The 10th anniversary of launching negotiations on a New Basic Agreement between Russia and the EU

Submitted on Wed, 07/04/2018 - 11:25

Permanent Representative of Russia to the EU Ambassador Vladimir Chizhov answers a question by TASS information agency, 4 July 2018

Question: We know that you are the head of Russian delegation at the negotiations with the European Union on a New Russia-EU Basic Agreement. Work on it has been frozen. Do you believe the parties may one day return to the negotiation table?

Ambassador Vladimir Chizhov: Today, 4 July 2018, marks the 10th anniversary of the launch of negotiations on a New Russia-EU Basic Agreement (NBA). This document was supposed to replace Russia-EU Partnership and Cooperation Agreement signed back in 1994 and in force since 1 December 1997.

In 2008-2010 12 negotiations rounds were held on the NBA, approximately half of its text was agreed on. However, as time went by, events started to get ahead of the talks pace: 2009 saw the entry into force of the Lisbon treaty introducing considerable changes in the structure and functioning of the European Union. The mandate of the EU delegation to negotiate the New Basic Agreement was transferred from the European Commission to the newly established European External Action Service.

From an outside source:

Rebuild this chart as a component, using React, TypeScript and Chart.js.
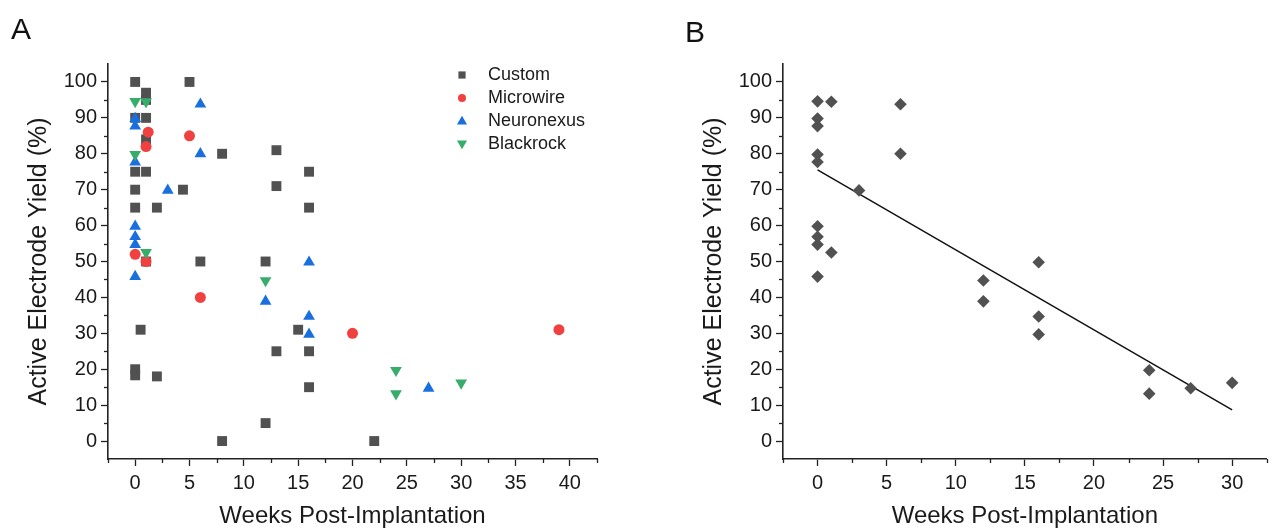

Meanwhile, the Eurasian integration process was actively developing, progressively leading to the creation of the Customs Union, followed by the Eurasian Economic Union (EAEU). Thereby, a range of functions that were directly linked to the scope of the future agreement with the EU were transferred to a supranational level – to the Eurasian Economic Commission. All these developments resulted in a technical pause in the negotiations declared by mutual consent of the parties. Afterwards, against the background of political differences it evolved into a freeze imposed on the negotiations process on EU initiative that continues to this day.

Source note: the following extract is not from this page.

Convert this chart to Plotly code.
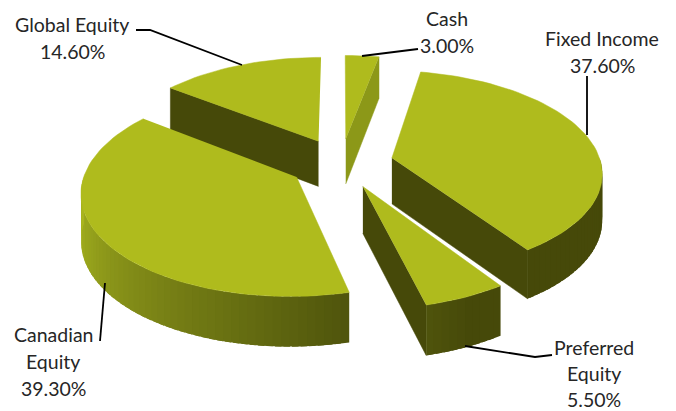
import math
import plotly.graph_objects as go

categories = ["Cash", "Fixed Income", "Preferred Equity", "Canadian Equity", "Global Equity"]
values = [3.0, 37.6, 5.5, 39.3, 14.6]
label_lines = [["Cash"], ["Fixed Income"], ["Preferred", "Equity"], ["Canadian", "Equity"], ["Global Equity"]]
label_pos = [(447, 18), (602, 38), (594, 347), (53, 334), (72, 24)]
label_gap = [27.2, 27.2, 26, 27.2, 27.2]
draw_order = [4, 0, 1, 3, 2]
wall_colors = {0: "#8C9818", 1: "#464909", 2: "#464909", 3: "#464909", 4: "#464909"}

TOP = "#AFBB1D"
DARK = (70, 73, 9)
X0, Y0, R, AR, K, EXPL, H = 341, 163, 209, 100, 0.13, 0.25, 46


def project(u, v, z=0):
    s = 1 / (1 - K * v)
    return X0 + R * u * s, Y0 + AR * v * s + z * H * (1 + 0.08 * v)


def lerp(a, b, t):
    return tuple(a[i] + (b[i] - a[i]) * t for i in range(3))


def hexa(c):
    return "rgb(%d,%d,%d)" % tuple(round(x) for x in c)


def side_color(deg):
    if deg <= 166:
        return DARK if deg < 155 else lerp(DARK, (79, 84, 12), (deg - 155) / 11)
    if deg < 245:
        return lerp((79, 84, 12), (150, 162, 28), (deg - 166) / 79)
    return lerp((150, 162, 28), (172, 184, 30), min(1, (deg - 245) / 25))


fig = go.Figure()


def poly(points, color, stroke=0.5):
    fig.add_trace(go.Scatter(
        x=[p[0] for p in points], y=[p[1] for p in points], mode="lines", fill="toself",
        fillcolor=color, line=dict(color=color, width=stroke), hoverinfo="skip", showlegend=False))


total = sum(values)
starts = []
acc = 0
for v in values:
    starts.append(acc / total * 360)
    acc += v

for i in draw_order:
    a0 = starts[i]
    a1 = a0 + values[i] / total * 360
    mid = math.radians((a0 + a1) / 2)
    ou, ov = EXPL * math.sin(mid), -EXPL * math.cos(mid)

    def rim(deg, z=0):
        t = math.radians(deg)
        return project(ou + math.sin(t), ov - math.cos(t), z)

    apex_t, apex_b = project(ou, ov), project(ou, ov, 1)
    # radial walls that face the viewer
    if -math.sin(math.radians(a0)) > 1e-3:
        poly([apex_t, rim(a0), rim(a0, 1), apex_b], hexa(DARK) if i != 0 else wall_colors[i])
    if math.sin(math.radians(a1)) > 1e-3:
        poly([apex_t, rim(a1), rim(a1, 1), apex_b], wall_colors[i])
    # outer wall, in short overlapping strips for the shading
    lo, hi = max(a0, 90), min(a1, 270)
    d = lo
    strips = []
    while d < hi:
        e = min(d + 2, hi)
        strips.append((d, e))
        d = e
    for d, e in strips:
        arc_deg = [d + (min(e + 1.5, hi) - d) * k / 3 for k in range(4)]
        pts = [rim(q) for q in arc_deg] + [rim(q, 1) for q in reversed(arc_deg)]
        poly(pts, hexa(side_color((d + e) / 2)), stroke=0)
    # top face
    n = max(2, int((a1 - a0) / 2))
    arc = [rim(a0 + (a1 - a0) * k / n) for k in range(n + 1)]
    poly([apex_t] + arc, TOP)

leaders = [
    [(362, 56), (418, 49)],
    [(587, 135), (587, 76)],
    [(465, 346), (535, 357), (552, 355)],
    [(105, 283), (100, 341)],
    [(136, 30), (150, 30), (242, 65)],
]
for pts in leaders:
    fig.add_trace(go.Scatter(x=[p[0] for p in pts], y=[p[1] for p in pts], mode="lines",
                             line=dict(color="#000000", width=1.8), hoverinfo="skip", showlegend=False))

for i in range(len(categories)):
    lines = label_lines[i] + ["%.2f%%" % values[i]]
    x, y = label_pos[i]
    for j, t in enumerate(lines):
        fig.add_annotation(x=x, y=y + j * label_gap[i], text=t, showarrow=False, xanchor="center", yanchor="middle",
                           font=dict(family="Lato", size=19.5, color="#262626"))

fig.update_layout(
    width=676, height=411, autosize=False, margin=dict(l=0, r=0, t=0, b=0),
    paper_bgcolor="white", plot_bgcolor="white", showlegend=False,
    xaxis=dict(range=[0, 676], visible=False, fixedrange=True),
    yaxis=dict(range=[411, 0], visible=False, fixedrange=True),
)
fig.write_html("out.html", config={"displayModeBar": False},
               post_script="document.body.style.margin='0';document.documentElement.style.overflow='hidden';")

Today it would be naive to expect to get back to the New Basic Agreement’s original conception – Russia-EU relations have undergone dramatic changes throughout the last several years. A range of new institutional factors has emerged: from now on all legal documents must reflect the status of the Russian Federation as a member of the EAEU as well as the role of its managing bodies, namely the Eurasian Economic Commission.

We would be ready to discuss modalities of re-launching negotiations to update the legal basis of Russia-EU relations should the European Union be interested in that – and, of course, after the architecture of Russia-EU cooperation that has been damaged through no fault of ours, has been re-established to its adequate level.